* [TASK DETAILS]
Work through the data below and give the number of lines holding "draw", nothing more.

* [RAW RECORDS]
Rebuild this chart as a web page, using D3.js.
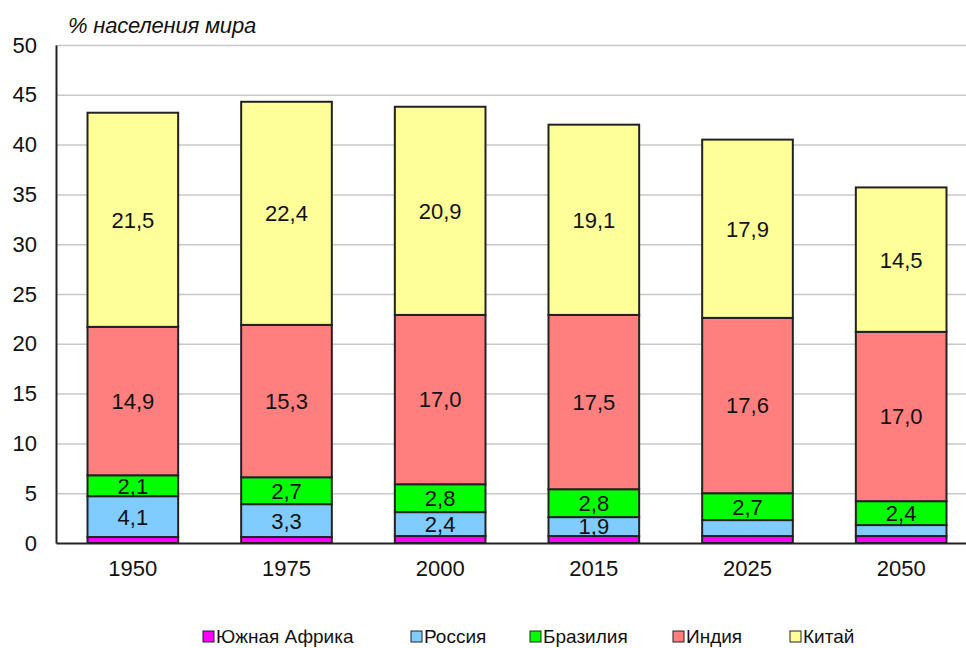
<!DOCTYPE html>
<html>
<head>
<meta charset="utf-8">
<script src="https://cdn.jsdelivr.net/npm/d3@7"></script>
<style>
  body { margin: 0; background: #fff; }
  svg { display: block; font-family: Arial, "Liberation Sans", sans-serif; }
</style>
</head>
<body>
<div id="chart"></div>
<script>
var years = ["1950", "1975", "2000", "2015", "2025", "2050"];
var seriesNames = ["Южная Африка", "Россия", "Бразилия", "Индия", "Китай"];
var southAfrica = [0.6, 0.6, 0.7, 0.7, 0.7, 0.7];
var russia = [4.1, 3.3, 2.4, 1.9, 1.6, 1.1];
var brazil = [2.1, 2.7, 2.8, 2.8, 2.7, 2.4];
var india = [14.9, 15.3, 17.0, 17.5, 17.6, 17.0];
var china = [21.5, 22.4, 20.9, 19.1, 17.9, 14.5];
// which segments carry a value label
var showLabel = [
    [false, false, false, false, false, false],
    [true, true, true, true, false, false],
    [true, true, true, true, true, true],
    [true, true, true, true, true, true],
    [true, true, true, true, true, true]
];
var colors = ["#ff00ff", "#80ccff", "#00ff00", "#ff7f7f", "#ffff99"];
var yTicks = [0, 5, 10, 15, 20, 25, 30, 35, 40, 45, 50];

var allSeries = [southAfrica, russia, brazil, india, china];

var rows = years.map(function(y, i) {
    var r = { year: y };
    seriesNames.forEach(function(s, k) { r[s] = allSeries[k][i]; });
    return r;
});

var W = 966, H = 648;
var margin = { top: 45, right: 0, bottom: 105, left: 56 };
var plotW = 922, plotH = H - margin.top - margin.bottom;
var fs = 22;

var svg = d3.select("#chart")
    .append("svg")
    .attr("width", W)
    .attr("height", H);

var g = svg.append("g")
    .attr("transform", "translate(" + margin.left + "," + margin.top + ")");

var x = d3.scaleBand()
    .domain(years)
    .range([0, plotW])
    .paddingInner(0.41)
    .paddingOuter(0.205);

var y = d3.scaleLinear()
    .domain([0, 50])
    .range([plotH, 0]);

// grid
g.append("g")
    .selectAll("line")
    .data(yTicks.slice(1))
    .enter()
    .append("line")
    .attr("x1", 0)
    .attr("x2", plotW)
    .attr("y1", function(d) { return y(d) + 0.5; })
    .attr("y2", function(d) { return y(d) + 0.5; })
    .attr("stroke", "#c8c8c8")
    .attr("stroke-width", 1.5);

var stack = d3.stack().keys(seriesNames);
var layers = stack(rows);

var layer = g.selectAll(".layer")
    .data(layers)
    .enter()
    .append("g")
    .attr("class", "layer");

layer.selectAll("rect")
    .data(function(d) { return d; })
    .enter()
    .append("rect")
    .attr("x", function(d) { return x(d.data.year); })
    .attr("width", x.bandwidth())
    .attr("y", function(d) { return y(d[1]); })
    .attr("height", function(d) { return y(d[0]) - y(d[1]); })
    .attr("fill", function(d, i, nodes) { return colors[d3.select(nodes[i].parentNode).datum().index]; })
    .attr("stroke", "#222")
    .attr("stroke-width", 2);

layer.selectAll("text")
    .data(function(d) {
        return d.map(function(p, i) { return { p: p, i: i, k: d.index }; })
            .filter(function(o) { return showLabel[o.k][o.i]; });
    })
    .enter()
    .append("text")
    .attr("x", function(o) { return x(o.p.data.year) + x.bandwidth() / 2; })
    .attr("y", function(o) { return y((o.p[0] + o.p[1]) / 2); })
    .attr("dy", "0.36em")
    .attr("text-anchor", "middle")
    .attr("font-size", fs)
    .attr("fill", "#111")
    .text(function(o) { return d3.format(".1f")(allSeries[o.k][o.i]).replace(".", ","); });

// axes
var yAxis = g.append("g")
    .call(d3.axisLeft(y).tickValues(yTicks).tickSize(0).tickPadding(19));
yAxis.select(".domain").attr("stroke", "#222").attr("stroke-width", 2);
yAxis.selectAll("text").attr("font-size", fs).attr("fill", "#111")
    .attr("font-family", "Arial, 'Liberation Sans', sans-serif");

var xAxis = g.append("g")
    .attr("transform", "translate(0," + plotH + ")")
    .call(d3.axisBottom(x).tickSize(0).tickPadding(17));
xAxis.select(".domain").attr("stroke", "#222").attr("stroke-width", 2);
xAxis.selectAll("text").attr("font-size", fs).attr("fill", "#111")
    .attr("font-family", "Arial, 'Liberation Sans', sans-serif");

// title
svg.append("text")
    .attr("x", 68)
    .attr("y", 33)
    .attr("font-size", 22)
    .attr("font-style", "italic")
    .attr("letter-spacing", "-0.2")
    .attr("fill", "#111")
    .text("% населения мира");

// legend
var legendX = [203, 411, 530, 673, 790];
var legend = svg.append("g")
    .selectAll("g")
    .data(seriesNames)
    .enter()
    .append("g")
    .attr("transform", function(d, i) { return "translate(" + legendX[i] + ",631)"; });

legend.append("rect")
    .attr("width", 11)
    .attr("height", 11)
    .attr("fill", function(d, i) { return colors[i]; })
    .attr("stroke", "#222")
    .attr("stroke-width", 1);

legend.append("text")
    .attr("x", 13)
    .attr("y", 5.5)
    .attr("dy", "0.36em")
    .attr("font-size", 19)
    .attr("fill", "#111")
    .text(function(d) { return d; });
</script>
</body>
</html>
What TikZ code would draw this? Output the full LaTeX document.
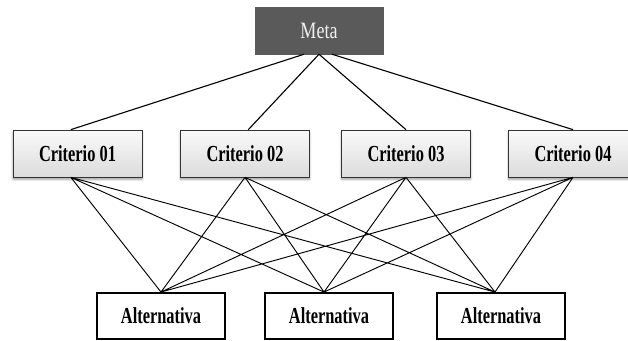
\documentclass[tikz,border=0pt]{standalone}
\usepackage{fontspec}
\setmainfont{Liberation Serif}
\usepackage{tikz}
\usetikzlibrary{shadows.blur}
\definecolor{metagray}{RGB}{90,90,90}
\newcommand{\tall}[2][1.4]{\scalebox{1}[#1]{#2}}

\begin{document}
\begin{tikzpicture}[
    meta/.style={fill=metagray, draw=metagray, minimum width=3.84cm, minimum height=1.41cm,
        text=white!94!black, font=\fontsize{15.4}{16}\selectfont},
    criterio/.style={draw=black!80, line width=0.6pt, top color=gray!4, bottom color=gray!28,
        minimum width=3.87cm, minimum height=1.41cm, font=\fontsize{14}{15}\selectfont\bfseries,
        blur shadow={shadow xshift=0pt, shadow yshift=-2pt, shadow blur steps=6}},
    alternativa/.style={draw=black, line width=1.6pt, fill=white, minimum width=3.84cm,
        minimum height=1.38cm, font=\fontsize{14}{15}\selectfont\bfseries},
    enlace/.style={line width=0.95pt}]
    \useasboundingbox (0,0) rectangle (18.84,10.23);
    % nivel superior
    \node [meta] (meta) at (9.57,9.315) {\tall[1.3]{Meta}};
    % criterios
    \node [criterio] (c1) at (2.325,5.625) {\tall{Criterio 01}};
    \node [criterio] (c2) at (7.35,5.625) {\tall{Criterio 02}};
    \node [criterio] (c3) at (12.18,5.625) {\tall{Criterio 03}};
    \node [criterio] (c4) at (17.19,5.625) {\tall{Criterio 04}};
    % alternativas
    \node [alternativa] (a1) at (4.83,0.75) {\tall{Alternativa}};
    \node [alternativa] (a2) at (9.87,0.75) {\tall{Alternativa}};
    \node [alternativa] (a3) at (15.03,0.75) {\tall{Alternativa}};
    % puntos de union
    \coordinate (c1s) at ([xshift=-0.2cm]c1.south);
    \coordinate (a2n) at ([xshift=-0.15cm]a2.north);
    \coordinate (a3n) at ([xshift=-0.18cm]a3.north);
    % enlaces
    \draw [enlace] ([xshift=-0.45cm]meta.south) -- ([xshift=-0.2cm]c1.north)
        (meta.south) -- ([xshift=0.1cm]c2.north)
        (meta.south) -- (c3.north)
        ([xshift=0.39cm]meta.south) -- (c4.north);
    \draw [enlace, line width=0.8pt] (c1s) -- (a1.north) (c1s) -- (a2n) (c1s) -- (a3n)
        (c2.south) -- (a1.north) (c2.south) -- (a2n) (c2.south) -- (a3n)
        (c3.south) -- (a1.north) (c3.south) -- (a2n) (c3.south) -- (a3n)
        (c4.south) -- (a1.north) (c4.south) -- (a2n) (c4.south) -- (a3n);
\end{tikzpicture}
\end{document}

* [PROBLEM SOLUTION]
6